Request ▸ Copy all lines below exactly as written. Leave pictures out.

———

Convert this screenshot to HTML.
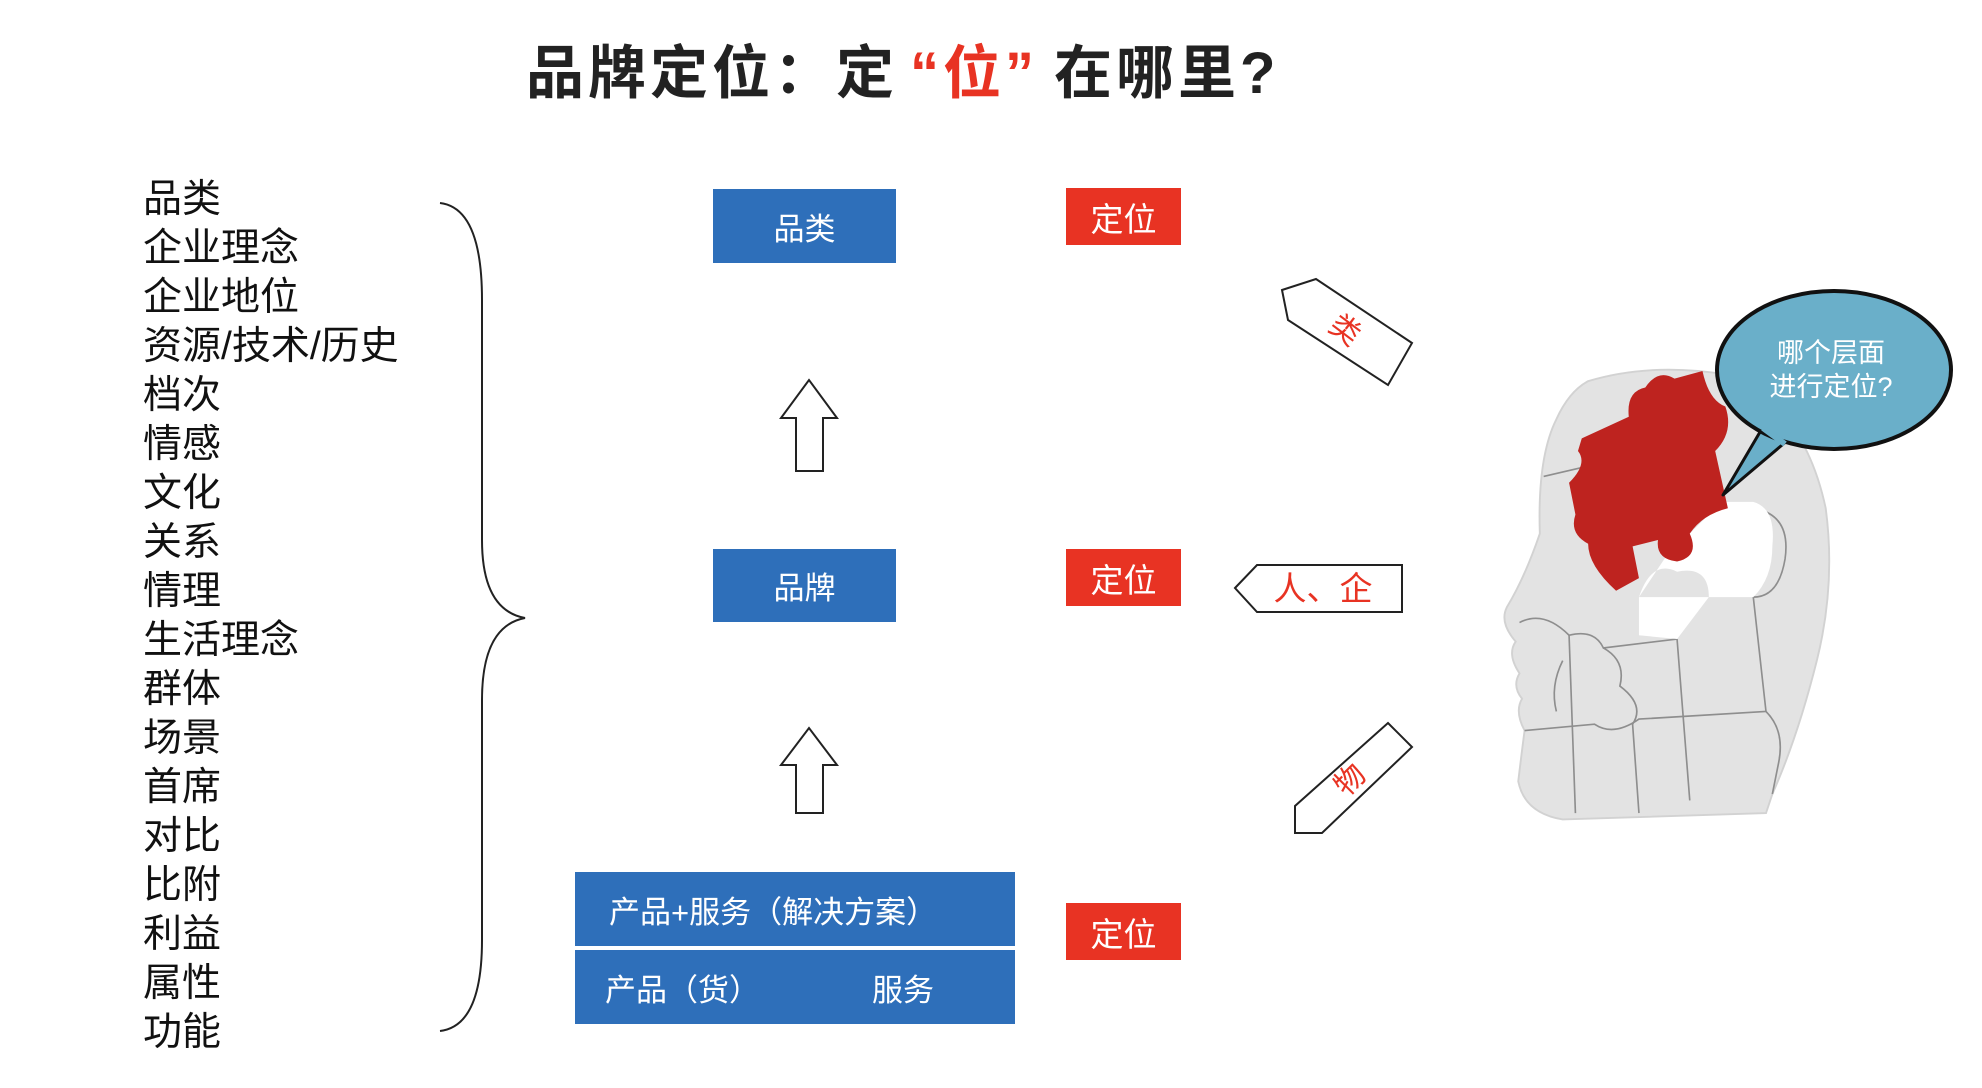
<!DOCTYPE html>
<html><head><meta charset="utf-8"><style>
html,body{margin:0;padding:0;background:#fff;}
body{width:1982px;height:1088px;position:relative;overflow:hidden;font-family:"Liberation Sans","Noto Sans CJK SC",sans-serif;}
.t{position:absolute;white-space:nowrap;}
.list{position:absolute;left:143px;top:175px;font-size:39px;line-height:49px;color:#111;}
.blue{position:absolute;background:#2e6fba;color:#fff;display:flex;align-items:center;justify-content:center;font-size:31px;}
.red{position:absolute;background:#e83323;color:#fff;display:flex;align-items:center;justify-content:center;font-size:33px;width:115px;height:57px;left:1066px;}
</style></head><body>
<div class="t" style="left:526px;top:26px;font-size:58px;font-weight:bold;color:#222;letter-spacing:4px;">品牌定位：定<span style="color:#e83323;margin-left:12px;margin-right:16px">“位”</span>在哪里?</div>
<div class="list">品类<br>企业理念<br>企业地位<br>资源/技术/历史<br>档次<br>情感<br>文化<br>关系<br>情理<br>生活理念<br>群体<br>场景<br>首席<br>对比<br>比附<br>利益<br>属性<br>功能</div>
<svg width="1982" height="1088" style="position:absolute;left:0;top:0">
<path d="M440 203 Q482 208 482 300 L482 540 Q482 610 525 618 Q482 626 482 700 L482 940 Q482 1026 440 1031" fill="none" stroke="#222" stroke-width="2"/>
<path d="M796 471 L796 418 L781 418 L809 380 L837 418 L823 418 L823 471 Z" fill="#fff" stroke="#222" stroke-width="2"/>
<path d="M796 813 L796 765 L781 765 L809 728 L837 765 L823 765 L823 813 Z" fill="#fff" stroke="#222" stroke-width="2"/>
<polygon points="1282,290 1316,279 1412,343 1388,385 1288,320" fill="#fff" stroke="#222" stroke-width="2"/>
<text x="1345" y="340" font-size="30" fill="#e83323" transform="rotate(37 1345 330)" text-anchor="middle" font-family="Liberation Sans,Noto Sans CJK SC,sans-serif">类</text>
<polygon points="1235,588 1257,565 1402,565 1402,612 1257,612" fill="#fff" stroke="#222" stroke-width="2"/>
<text x="1323" y="600" font-size="33" fill="#e83323" text-anchor="middle" font-family="Liberation Sans,Noto Sans CJK SC,sans-serif">人、企</text>
<polygon points="1295,806 1295,833 1322,833 1412,747 1388,723" fill="#fff" stroke="#222" stroke-width="2"/>
<text x="1350" y="790" font-size="30" fill="#e83323" transform="rotate(-45 1350 780)" text-anchor="middle" font-family="Liberation Sans,Noto Sans CJK SC,sans-serif">物</text>
<g transform="scale(1.2705)">
<path d="M1250 300 Q1300 285 1360 295 Q1420 320 1437 400 Q1445 460 1430 520 Q1415 580 1395 625 L1390 640 L1230 645 Q1200 640 1195 615 Q1198 590 1200 575 Q1192 560 1198 550 Q1190 540 1196 530 Q1186 515 1193 505 Q1180 490 1186 478 Q1200 455 1212 420 Q1210 360 1225 330 Q1235 308 1250 300 Z" fill="#e3e3e3" stroke="#d2d2d2" stroke-width="1.5"/>
<g fill="none" stroke="#8e8e8e" stroke-width="1.3">
<path d="M1215 375 L1245 368"/>
<path d="M1196 490 Q1215 480 1235 500 Q1255 495 1262 510 L1320 503"/>
<path d="M1235 500 L1240 640"/>
<path d="M1262 510 Q1280 520 1275 540 Q1295 555 1285 570 L1290 640"/>
<path d="M1320 503 L1330 630"/>
<path d="M1200 575 L1255 570 Q1270 580 1290 566 L1390 560"/>
<path d="M1380 400 Q1410 405 1405 440 Q1400 470 1380 470 L1390 560"/>
<path d="M1390 560 Q1405 575 1400 600 L1395 625"/>
<path d="M1230 520 Q1220 540 1225 560"/>
</g>
<path d="M1290 470 Q1300 440 1320 450 Q1345 445 1345 470 L1380 470 Q1395 455 1395 430 Q1398 400 1380 395 L1355 395 L1310 440 Z" fill="#fff"/>
<path d="M1290 470 L1290 500 L1320 503 L1345 470 Z" fill="#fff"/>
<path d="M1245 345 L1282 328 Q1280 308 1295 305 Q1305 290 1318 298 L1340 292 Q1345 315 1358 320 Q1365 340 1350 355 L1360 400 Q1340 405 1330 420 Q1338 438 1320 442 Q1303 440 1305 425 L1285 430 L1290 455 L1272 465 Q1250 445 1250 428 Q1235 420 1240 405 L1235 380 Q1250 365 1242 355 Z" fill="#be231f"/>
</g>
<path d="M1760 432 L1723 495 L1788 440 Z" fill="#6aafc9" stroke="#111" stroke-width="3" stroke-linejoin="round"/>
<ellipse cx="1834" cy="370" rx="117" ry="79" fill="#6aafc9" stroke="#111" stroke-width="4"/>
<path d="M1763 428 L1785 444" stroke="#6aafc9" stroke-width="6"/>
<text x="1831" y="362" font-size="27" fill="#fff" text-anchor="middle" font-family="Liberation Sans,Noto Sans CJK SC,sans-serif">哪个层面</text>
<text x="1831" y="396" font-size="27" fill="#fff" text-anchor="middle" font-family="Liberation Sans,Noto Sans CJK SC,sans-serif">进行定位?</text>
</svg>
<div class="blue" style="left:713px;top:189px;width:183px;height:74px;">品类</div>
<div class="blue" style="left:713px;top:549px;width:183px;height:73px;">品牌</div>
<div class="blue" style="left:575px;top:872px;width:440px;height:74px;justify-content:flex-start;padding-left:34px;box-sizing:border-box;">产品+服务（解决方案）</div>
<div class="blue" style="left:575px;top:950px;width:440px;height:74px;justify-content:flex-start;padding-left:30px;box-sizing:border-box;">产品（货）<span style="margin-left:112px">服务</span></div>
<div class="red" style="top:188px;">定位</div>
<div class="red" style="top:549px;">定位</div>
<div class="red" style="top:903px;">定位</div>
</body></html>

———

Task response ▸
Convert this screenshot to HTML.
<!DOCTYPE html>
<html><head><meta charset="utf-8"><style>
html,body{margin:0;padding:0;background:#fff;}
body{width:1982px;height:1088px;position:relative;overflow:hidden;font-family:"Liberation Sans","Noto Sans CJK SC",sans-serif;}
.t{position:absolute;white-space:nowrap;}
.list{position:absolute;left:143px;top:175px;font-size:39px;line-height:49px;color:#111;}
.blue{position:absolute;background:#2e6fba;color:#fff;display:flex;align-items:center;justify-content:center;font-size:31px;}
.red{position:absolute;background:#e83323;color:#fff;display:flex;align-items:center;justify-content:center;font-size:33px;width:115px;height:57px;left:1066px;}
</style></head><body>
<div class="t" style="left:526px;top:26px;font-size:58px;font-weight:bold;color:#222;letter-spacing:4px;">品牌定位：定<span style="color:#e83323;margin-left:12px;margin-right:16px">“位”</span>在哪里?</div>
<div class="list">品类<br>企业理念<br>企业地位<br>资源/技术/历史<br>档次<br>情感<br>文化<br>关系<br>情理<br>生活理念<br>群体<br>场景<br>首席<br>对比<br>比附<br>利益<br>属性<br>功能</div>
<svg width="1982" height="1088" style="position:absolute;left:0;top:0">
<path d="M440 203 Q482 208 482 300 L482 540 Q482 610 525 618 Q482 626 482 700 L482 940 Q482 1026 440 1031" fill="none" stroke="#222" stroke-width="2"/>
<path d="M796 471 L796 418 L781 418 L809 380 L837 418 L823 418 L823 471 Z" fill="#fff" stroke="#222" stroke-width="2"/>
<path d="M796 813 L796 765 L781 765 L809 728 L837 765 L823 765 L823 813 Z" fill="#fff" stroke="#222" stroke-width="2"/>
<polygon points="1282,290 1316,279 1412,343 1388,385 1288,320" fill="#fff" stroke="#222" stroke-width="2"/>
<text x="1345" y="340" font-size="30" fill="#e83323" transform="rotate(37 1345 330)" text-anchor="middle" font-family="Liberation Sans,Noto Sans CJK SC,sans-serif">类</text>
<polygon points="1235,588 1257,565 1402,565 1402,612 1257,612" fill="#fff" stroke="#222" stroke-width="2"/>
<text x="1323" y="600" font-size="33" fill="#e83323" text-anchor="middle" font-family="Liberation Sans,Noto Sans CJK SC,sans-serif">人、企</text>
<polygon points="1295,806 1295,833 1322,833 1412,747 1388,723" fill="#fff" stroke="#222" stroke-width="2"/>
<text x="1350" y="790" font-size="30" fill="#e83323" transform="rotate(-45 1350 780)" text-anchor="middle" font-family="Liberation Sans,Noto Sans CJK SC,sans-serif">物</text>
<g transform="scale(1.2705)">
<path d="M1250 300 Q1300 285 1360 295 Q1420 320 1437 400 Q1445 460 1430 520 Q1415 580 1395 625 L1390 640 L1230 645 Q1200 640 1195 615 Q1198 590 1200 575 Q1192 560 1198 550 Q1190 540 1196 530 Q1186 515 1193 505 Q1180 490 1186 478 Q1200 455 1212 420 Q1210 360 1225 330 Q1235 308 1250 300 Z" fill="#e3e3e3" stroke="#d2d2d2" stroke-width="1.5"/>
<g fill="none" stroke="#8e8e8e" stroke-width="1.3">
<path d="M1215 375 L1245 368"/>
<path d="M1196 490 Q1215 480 1235 500 Q1255 495 1262 510 L1320 503"/>
<path d="M1235 500 L1240 640"/>
<path d="M1262 510 Q1280 520 1275 540 Q1295 555 1285 570 L1290 640"/>
<path d="M1320 503 L1330 630"/>
<path d="M1200 575 L1255 570 Q1270 580 1290 566 L1390 560"/>
<path d="M1380 400 Q1410 405 1405 440 Q1400 470 1380 470 L1390 560"/>
<path d="M1390 560 Q1405 575 1400 600 L1395 625"/>
<path d="M1230 520 Q1220 540 1225 560"/>
</g>
<path d="M1290 470 Q1300 440 1320 450 Q1345 445 1345 470 L1380 470 Q1395 455 1395 430 Q1398 400 1380 395 L1355 395 L1310 440 Z" fill="#fff"/>
<path d="M1290 470 L1290 500 L1320 503 L1345 470 Z" fill="#fff"/>
<path d="M1245 345 L1282 328 Q1280 308 1295 305 Q1305 290 1318 298 L1340 292 Q1345 315 1358 320 Q1365 340 1350 355 L1360 400 Q1340 405 1330 420 Q1338 438 1320 442 Q1303 440 1305 425 L1285 430 L1290 455 L1272 465 Q1250 445 1250 428 Q1235 420 1240 405 L1235 380 Q1250 365 1242 355 Z" fill="#be231f"/>
</g>
<path d="M1760 432 L1723 495 L1788 440 Z" fill="#6aafc9" stroke="#111" stroke-width="3" stroke-linejoin="round"/>
<ellipse cx="1834" cy="370" rx="117" ry="79" fill="#6aafc9" stroke="#111" stroke-width="4"/>
<path d="M1763 428 L1785 444" stroke="#6aafc9" stroke-width="6"/>
<text x="1831" y="362" font-size="27" fill="#fff" text-anchor="middle" font-family="Liberation Sans,Noto Sans CJK SC,sans-serif">哪个层面</text>
<text x="1831" y="396" font-size="27" fill="#fff" text-anchor="middle" font-family="Liberation Sans,Noto Sans CJK SC,sans-serif">进行定位?</text>
</svg>
<div class="blue" style="left:713px;top:189px;width:183px;height:74px;">品类</div>
<div class="blue" style="left:713px;top:549px;width:183px;height:73px;">品牌</div>
<div class="blue" style="left:575px;top:872px;width:440px;height:74px;justify-content:flex-start;padding-left:34px;box-sizing:border-box;">产品+服务（解决方案）</div>
<div class="blue" style="left:575px;top:950px;width:440px;height:74px;justify-content:flex-start;padding-left:30px;box-sizing:border-box;">产品（货）<span style="margin-left:112px">服务</span></div>
<div class="red" style="top:188px;">定位</div>
<div class="red" style="top:549px;">定位</div>
<div class="red" style="top:903px;">定位</div>
</body></html>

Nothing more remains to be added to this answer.